Василий Темный (Тумасов) - страница 9

* * *

Пришел отрок, внес тазик и кувшин с водой. Помог князю встать, облачиться. Потом полил из кувшина и дождавшись, когда тот утрется льняным полотенцем, удалился.

Князю есть совершенно не хотелось. Раньше, бывало, ото сна отойдя, торопился в трапезную, а ныне от всего съестного воротит.

Вошла старая боярыня Матрена, внесла ковшик теплого, парного молока с медом, поставила на столик, крытый льняной скатертью, сказала участливо:

– Испей, голубь мой. Эко болезнь тя истрепала.

Голос боярыни вернул в далекую, далекую пору, когда его, тогда еще малого отрока эта же боярыня Матрена, совсем молодая, пригожая, по утрам потчевала молоком с медом.

Василий Дмитриевич улыбнулся ей благодарно:

– Спасибо, матушка Матрена. Памятны мне твои ласки, хоть и далеки они теперь.

– А поди забыл боярина Илью? Он тя в твои годы детские на коне учил держаться. Бывало, посадит охлюпком, а ты молодцом держишься за гриву. Однако кричал, когда конь на водопой пойдет и голову над корытом наклонит.

Князь рассмеялся:

– Я, матушка, опасался через голову в колоду с водой упасть…

Закрылась за боярыней дверь, а князь несколько глотков молока из ковшика испил, как вошла великая княгиня. Софья Витовтовна поклонилась, спросила участливо:

– Как почивал, князь мой, сокол?

– Ох, Софьюшка, был сокол, да отлетался.

Она нахмурилась:

– К чему ты так, как хворь прилепилась к те, так и отстанет. Аль Самуилу не веришь?

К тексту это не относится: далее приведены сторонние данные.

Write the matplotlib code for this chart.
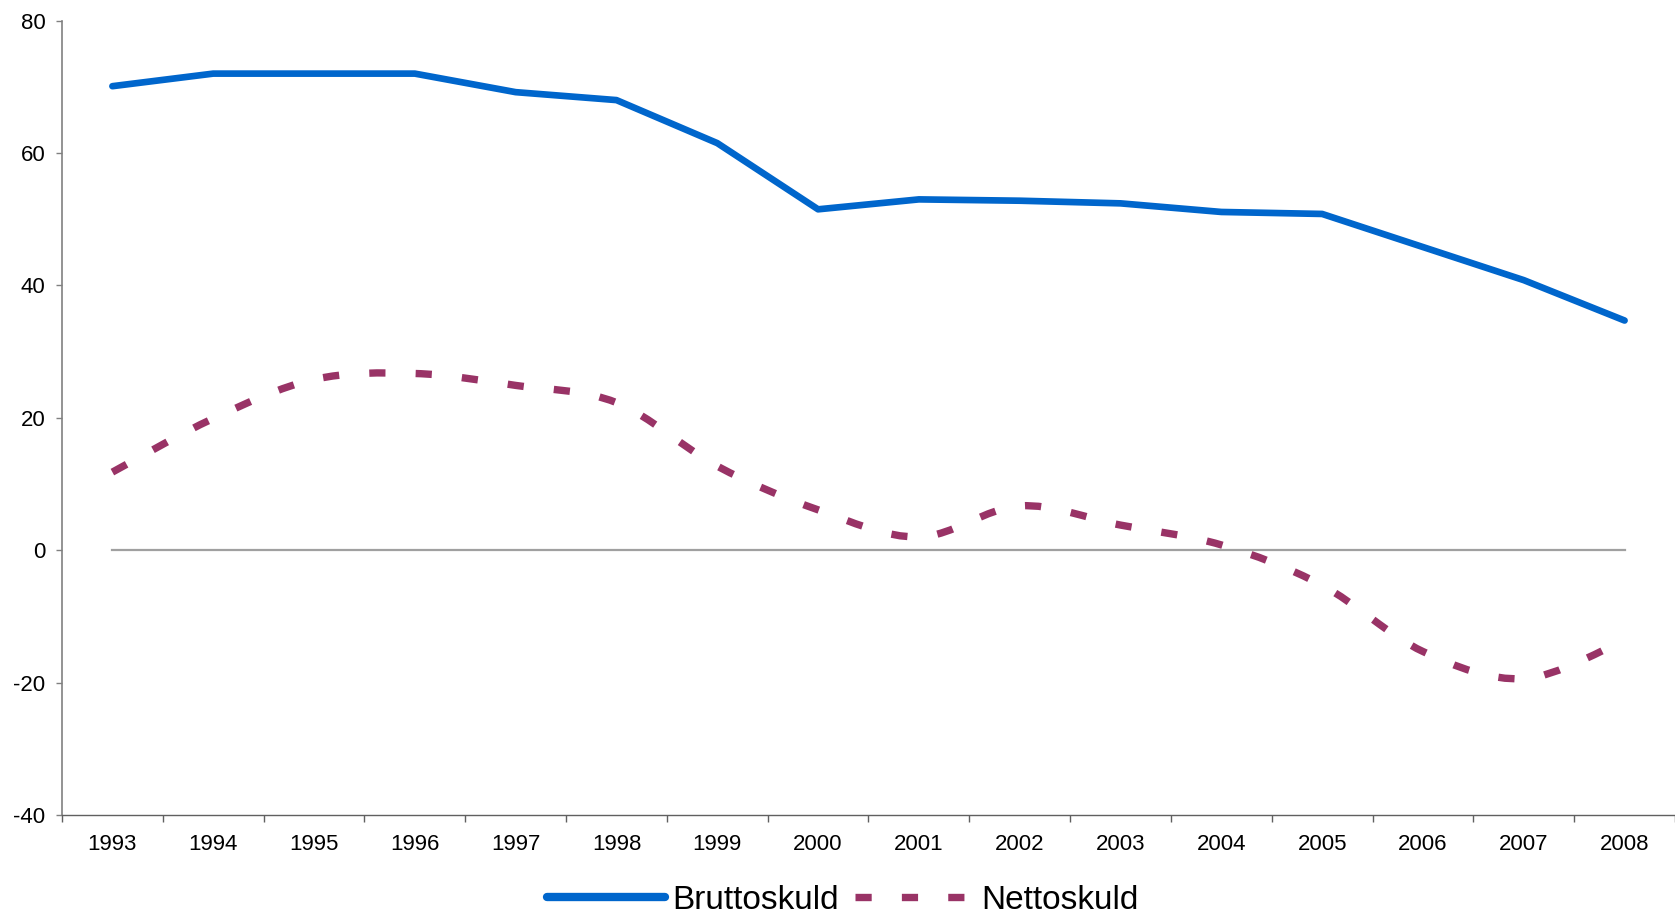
import matplotlib
matplotlib.use("Agg")
import matplotlib.pyplot as plt
from matplotlib.path import Path
from matplotlib.patches import PathPatch
from matplotlib.lines import Line2D
import numpy as np

plt.rcParams['font.family'] = ['Liberation Sans', 'DejaVu Sans']

years = ['1993', '1994', '1995', '1996', '1997', '1998', '1999', '2000',
         '2001', '2002', '2003', '2004', '2005', '2006', '2007', '2008']
brutto = [70.1, 72.0, 72.0, 72.0, 69.2, 68.0, 61.5, 51.5,
          53.0, 52.8, 52.4, 51.1, 50.8, 45.8, 40.8, 34.7]
netto = [11.8, 19.9, 25.8, 26.7, 24.9, 22.3, 12.7, 6.1,
         2.0, 6.7, 3.8, 0.8, -5.3, -15.3, -19.4, -13.6]

blue = '#0066CC'
plum = '#993366'
dash = (0, (2.2, 4.1))

fig = plt.figure(figsize=(16.75, 9.14), dpi=100)
ax = fig.add_axes([0.037, 0.1083, 0.963, 0.8691])

x = np.arange(len(years))

# zero line across the data range
ax.plot([x[0], x[-1]], [0, 0], color='#A0A0A0', lw=1.6, zorder=1)

# smoothed line for netto (bezier through the points, like excel's smoothing)
pts = np.column_stack([x, netto]).astype(float)
ext = np.vstack([pts[0], pts, pts[-1]])
verts = [tuple(pts[0])]
codes = [Path.MOVETO]
for i in range(len(pts) - 1):
    p0, p1, p2, p3 = ext[i], ext[i + 1], ext[i + 2], ext[i + 3]
    c1 = p1 + (p2 - p0) / 6.0
    c2 = p2 - (p3 - p1) / 6.0
    verts += [tuple(c1), tuple(c2), tuple(p2)]
    codes += [Path.CURVE4] * 3
patch = PathPatch(Path(verts, codes), facecolor='none', edgecolor=plum,
                  lw=5.3, linestyle=dash, capstyle='butt', zorder=2)
ax.add_patch(patch)

ax.plot(x, brutto, color=blue, lw=4.8, solid_capstyle='round',
        solid_joinstyle='round', zorder=3)

ax.set_xlim(-0.5, len(years) - 0.5)
ax.set_ylim(-40, 80)
ax.set_yticks([-40, -20, 0, 20, 40, 60, 80])
ax.set_yticklabels(['-40', '-20', '0', '20', '40', '60', '80'])

ax.set_xticks(np.arange(-0.5, len(years), 1.0))
ax.set_xticklabels([])
ax.set_xticks(x, minor=True)
ax.set_xticklabels(years, minor=True)

ax.tick_params(axis='y', which='major', direction='out', length=4, width=1,
               color='#808080', labelsize=16, pad=8)
ax.tick_params(axis='x', which='major', direction='out', length=5, width=1,
               color='#606060')
ax.tick_params(axis='x', which='minor', length=0, labelsize=16, pad=14)

for s in ['top', 'right']:
    ax.spines[s].set_visible(False)
ax.spines['left'].set_color('#808080')
ax.spines['left'].set_linewidth(1.2)
ax.spines['bottom'].set_color('#606060')
ax.spines['bottom'].set_linewidth(1.0)

handles = [Line2D([], [], color=blue, lw=6, solid_capstyle='round'),
           Line2D([], [], color=plum, lw=5.3, linestyle=dash,
                  dash_capstyle='butt')]
fig.legend(handles, ['Bruttoskuld', 'Nettoskuld'], loc='center',
           bbox_to_anchor=(0.503, 0.0152), ncol=2, frameon=False,
           fontsize=24, handlelength=3.55, handletextpad=0.22,
           columnspacing=0.5, borderpad=0, borderaxespad=0)

fig.savefig('out.png', dpi=100)
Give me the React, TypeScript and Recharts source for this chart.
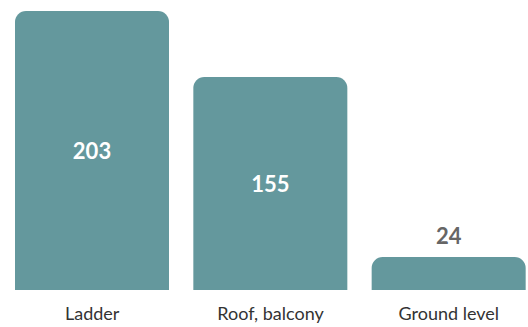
import React from "react";
import { BarChart, Bar, XAxis, YAxis, LabelList } from "recharts";

const categories = ["Ladder", "Roof, balcony", "Ground level"];
const counts = [203, 155, 24];

const data = categories.map((name, i) => ({ name, value: counts[i] }));

const FONT = "Lato, 'Open Sans', sans-serif";

const renderLabel = (props: any) => {
  const { x, y, width, height, value } = props;
  const inside = height > 60;
  const cx = x + width / 2;
  const cy = inside ? y + height / 2 : y - 22;
  return (
    <text
      x={cx}
      y={cy}
      textAnchor="middle"
      dominantBaseline="central"
      fill={inside ? "#ffffff" : "#666666"}
      fontFamily={FONT}
      fontWeight={700}
      fontSize={22}
    >
      {value}
    </text>
  );
};

export default function App() {
  return (
    <div style={{ position: "absolute", left: 0, top: 0, width: 528, height: 327, overflow: "hidden", background: "#fff" }}>
      <BarChart
        width={540}
        height={327}
        data={data}
        margin={{ top: 11, right: 2, bottom: 0, left: 3 }}
        barCategoryGap={12}
      >
        <XAxis
          dataKey="name"
          axisLine={false}
          tickLine={false}
          height={37}
          interval={0}
          tick={{ fill: "#333333", fontSize: 18, fontFamily: FONT }}
          tickMargin={11}
        />
        <YAxis hide domain={[0, 203]} />
        <Bar dataKey="value" fill="#64989d" radius={[11, 11, 0, 0]} isAnimationActive={false}>
          <LabelList dataKey="value" content={renderLabel} />
        </Bar>
      </BarChart>
    </div>
  );
}
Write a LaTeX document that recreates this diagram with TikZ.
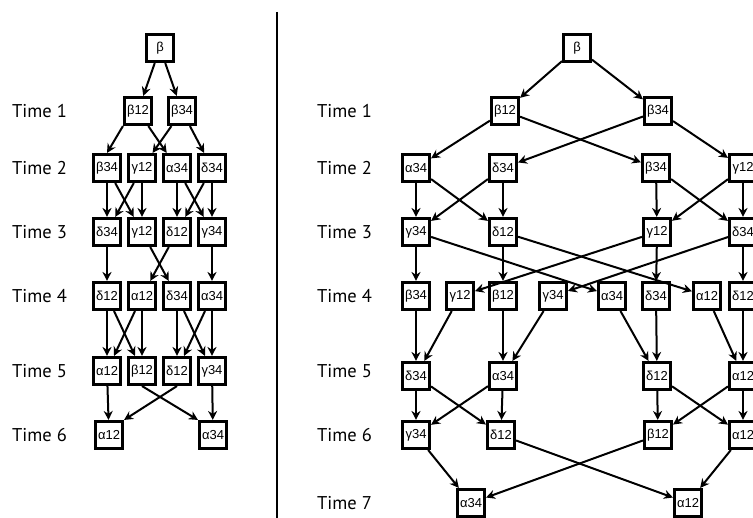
\documentclass[tikz,border=0pt]{standalone}
\usepackage{fontspec}
\setmainfont{Liberation Sans}
\newfontfamily\timefont{PT Sans}
\usepackage{tikz}
\usetikzlibrary{arrows.meta}

\begin{document}
\begin{tikzpicture}[x=1pt, y=-1pt,
  tbox/.style={draw, line width=2.6pt, minimum size=27.5pt, inner sep=0pt, font=\fontsize{13}{15}\selectfont},
  tlabel/.style={anchor=west, inner sep=0pt, font=\timefont\fontsize{18.5}{20}\selectfont},
  flow/.style={-{Stealth[length=9pt, width=9pt]}, line width=2pt}
]
  \useasboundingbox (0,0) rectangle (753,518);
  \clip (0,0) rectangle (753,518);

  % divider
  \draw[line width=2pt] (277,12) -- (277,518);

  % left: time labels
  \node[tlabel] (Lt1) at (12,111) {Time 1};
  \node[tlabel] (Lt2) at (12,168) {Time 2};
  \node[tlabel] (Lt3) at (12,232) {Time 3};
  \node[tlabel] (Lt4) at (12,296) {Time 4};
  \node[tlabel] (Lt5) at (12,371) {Time 5};
  \node[tlabel] (Lt6) at (12,435) {Time 6};

  % left: boxes
  \node[tbox] (Lb) at (160,48) {β};
  \node[tbox] (L1a) at (138,111) {β12};
  \node[tbox] (L1b) at (182,111) {β34};
  \node[tbox] (L2a) at (107,168) {β34};
  \node[tbox] (L2b) at (142,168) {γ12};
  \node[tbox] (L2c) at (177,168) {α34};
  \node[tbox] (L2d) at (212,168) {δ34};
  \node[tbox] (L3a) at (107,232) {δ34};
  \node[tbox] (L3b) at (142,232) {γ12};
  \node[tbox] (L3c) at (177,232) {δ12};
  \node[tbox] (L3d) at (212,232) {γ34};
  \node[tbox] (L4a) at (107,296) {δ12};
  \node[tbox] (L4b) at (142,296) {α12};
  \node[tbox] (L4c) at (177,296) {δ34};
  \node[tbox] (L4d) at (212,296) {α34};
  \node[tbox] (L5a) at (107,371) {α12};
  \node[tbox] (L5b) at (142,371) {β12};
  \node[tbox] (L5c) at (177,371) {δ12};
  \node[tbox] (L5d) at (212,371) {γ34};
  \node[tbox] (L6a) at (109,435) {α12};
  \node[tbox] (L6b) at (213,435) {α34};

  % left: arrows
  \draw[flow] (Lb) -- (L1a);
  \draw[flow] (Lb) -- (L1b);
  \draw[flow] (L1a.south west) -- (L2a.north);
  \draw[flow] (L1a) -- (L2c);
  \draw[flow] (L1b) -- (L2b);
  \draw[flow] (L1b) -- (L2d);
  \draw[flow] (L2a) -- (L3a);
  \draw[flow] (L2a) -- (L3b);
  \draw[flow] (L2b) -- (L3a);
  \draw[flow] (L2b) -- (L3b);
  \draw[flow] (L2c) -- (L3c);
  \draw[flow] (L2c) -- (L3d);
  \draw[flow] (L2d) -- (L3c);
  \draw[flow] (L2d) -- (L3d);
  \draw[flow] (L3a) -- (L4a);
  \draw[flow] (L3b) -- (L4c);
  \draw[flow] (L3c) -- (L4b);
  \draw[flow] (L3d) -- (L4d);
  \draw[flow] (L4a) -- (L5a);
  \draw[flow] (L4a) -- (L5b);
  \draw[flow] (L4b) -- (L5a);
  \draw[flow] (L4b) -- (L5b);
  \draw[flow] (L4c) -- (L5c);
  \draw[flow] (L4c) -- (L5d);
  \draw[flow] (L4d) -- (L5c);
  \draw[flow] (L4d) -- (L5d);
  \draw[flow] (L5a) -- (L6a);
  \draw[flow] (L5b.south) -- (L6b.north west);
  \draw[flow] (L5c.south) -- (L6a.north east);
  \draw[flow] (L5d) -- (L6b);

  % right: time labels
  \node[tlabel] (Rt1) at (317,111) {Time 1};
  \node[tlabel] (Rt2) at (317,168) {Time 2};
  \node[tlabel] (Rt3) at (317,232) {Time 3};
  \node[tlabel] (Rt4) at (317,296) {Time 4};
  \node[tlabel] (Rt5) at (317,371) {Time 5};
  \node[tlabel] (Rt6) at (317,435) {Time 6};
  \node[tlabel] (Rt7) at (317,503) {Time 7};

  % right: boxes
  \node[tbox] (Rb) at (577,48) {β};
  \node[tbox] (R1a) at (505,111) {β12};
  \node[tbox] (R1b) at (658,111) {β34};
  \node[tbox] (R2a) at (416,168) {α34};
  \node[tbox] (R2b) at (503,168) {δ34};
  \node[tbox] (R2c) at (656,168) {β34};
  \node[tbox] (R2d) at (743,168) {γ12};
  \node[tbox] (R3a) at (416,232) {γ34};
  \node[tbox] (R3b) at (503,232) {δ12};
  \node[tbox] (R3c) at (657,232) {γ12};
  \node[tbox] (R3d) at (743,232) {δ34};
  \node[tbox] (R4a) at (416,296) {β34};
  \node[tbox] (R4b) at (460,296) {γ12};
  \node[tbox] (R4c) at (503,296) {β12};
  \node[tbox] (R4d) at (553,296) {γ34};
  \node[tbox] (R4e) at (612,296) {α34};
  \node[tbox] (R4f) at (656,296) {δ34};
  \node[tbox] (R4g) at (707,296) {α12};
  \node[tbox] (R4h) at (743,296) {δ12};
  \node[tbox] (R5a) at (416,376) {δ34};
  \node[tbox] (R5b) at (503,376) {α34};
  \node[tbox] (R5c) at (657,376) {δ12};
  \node[tbox] (R5d) at (743,376) {α12};
  \node[tbox] (R6a) at (416,435) {γ34};
  \node[tbox] (R6b) at (501,435) {δ12};
  \node[tbox] (R6c) at (658,435) {β12};
  \node[tbox] (R6d) at (743,435) {α12};
  \node[tbox] (R7a) at (471,503) {α34};
  \node[tbox] (R7b) at (688,503) {α12};

  % right: arrows
  \draw[flow] (Rb) -- (R1a);
  \draw[flow] (Rb) -- (R1b);
  \draw[flow] (R1a) -- (R2a);
  \draw[flow] (R1a) -- (R2c);
  \draw[flow] (R1b) -- (R2b);
  \draw[flow] (R1b) -- (R2d);
  \draw[flow] (R2a) -- (R3a);
  \draw[flow] (R2a) -- (R3b);
  \draw[flow] (R2b) -- (R3a);
  \draw[flow] (R2b) -- (R3b);
  \draw[flow] (R2c) -- (R3c);
  \draw[flow] (R2c) -- (R3d);
  \draw[flow] (R2d) -- (R3c);
  \draw[flow] (R2d) -- (R3d);
  \draw[flow] (R3a) -- (R4a);
  \draw[flow] (R3a) -- (R4e);
  \draw[flow] (R3b) -- (R4c);
  \draw[flow] (R3b) -- (R4g);
  \draw[flow] (R3c) -- (R4b);
  \draw[flow] (R3c) -- (R4f);
  \draw[flow] (R3d) -- (R4d);
  \draw[flow] (R3d) -- (R4h);
  \draw[flow] (R4a) -- (R5a);
  \draw[flow] (R4b) -- (R5a);
  \draw[flow] (R4c) -- (R5b);
  \draw[flow] (R4d) -- (R5b);
  \draw[flow] (R4e) -- (R5c);
  \draw[flow] (R4f) -- (R5c);
  \draw[flow] (R4g) -- (R5d);
  \draw[flow] (R4h) -- (R5d);
  \draw[flow] (R5a) -- (R6a);
  \draw[flow] (R5a) -- (R6b);
  \draw[flow] (R5b) -- (R6a);
  \draw[flow] (R5b) -- (R6b);
  \draw[flow] (R5c) -- (R6c);
  \draw[flow] (R5c) -- (R6d);
  \draw[flow] (R5d) -- (R6c);
  \draw[flow] (R5d) -- (R6d);
  \draw[flow] (R6a) -- (R7a);
  \draw[flow] (R6b) -- (R7b);
  \draw[flow] (R6c) -- (R7a);
  \draw[flow] (R6d) -- (R7b);
\end{tikzpicture}
\end{document}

– Не на все Самуил разумен. На Господа полагаюсь, на него надежда.

Княгиня уселась в кресло, Василий Дмитриевич смотрел на жену влюбленно. Молодая, всего-то немного, как за три десятка лет перевалило, красива, хоть и крупна в теле, в отца Витовта удалась.

Князь сел рядом, взял ее руку.

– Я вот о чем говорить хочу с тобой, Софьюшка. Всяко в жизни может случиться со мной. Мы вот на Бога уповаем, а он, глядишь, по-своему распорядится. Так ты того, гляди, княгинюшка, держи бразды в руках своих твердо. Василий, сын наш, на великом княжении Московском остается. Чтобы никто не попытался власть его оспаривать.

Говорит князь Василий, в глаза жене смотрит, а они у нее сухие, ни слезинки. Крепится Софья, горе свое в подушку выплакала. Погладил ей руку Василий, сказал по-доброму:

– Лепка ты, Софьюшка, видать срубил я дерево не по себе, сам, вишь, как немощен, а оставляю березку в соку.

Великая княгиня нахмурилась:

– Полно, государь мой, еще не все у нас кануло в леты. Встанешь на ноги, запоют и наши соловьи.

Василий улыбнулся:

– Дай-то Бог, Софьюшка. Однако не о том ныне речь с тобой поведу. Москва с Тверью все не решат спор давний, кто великого княжения достоин. Казалось бы, уже давно ханом Узбеком определено, великим князем дед наш Калита назван, ан тверские князья не хотят того признавать. Чую, князь Борис станет у сына нашего оспаривать княжение великое. А при том Борис Александрович отправился на поклон к отцу твоему Витовту поддержки искать.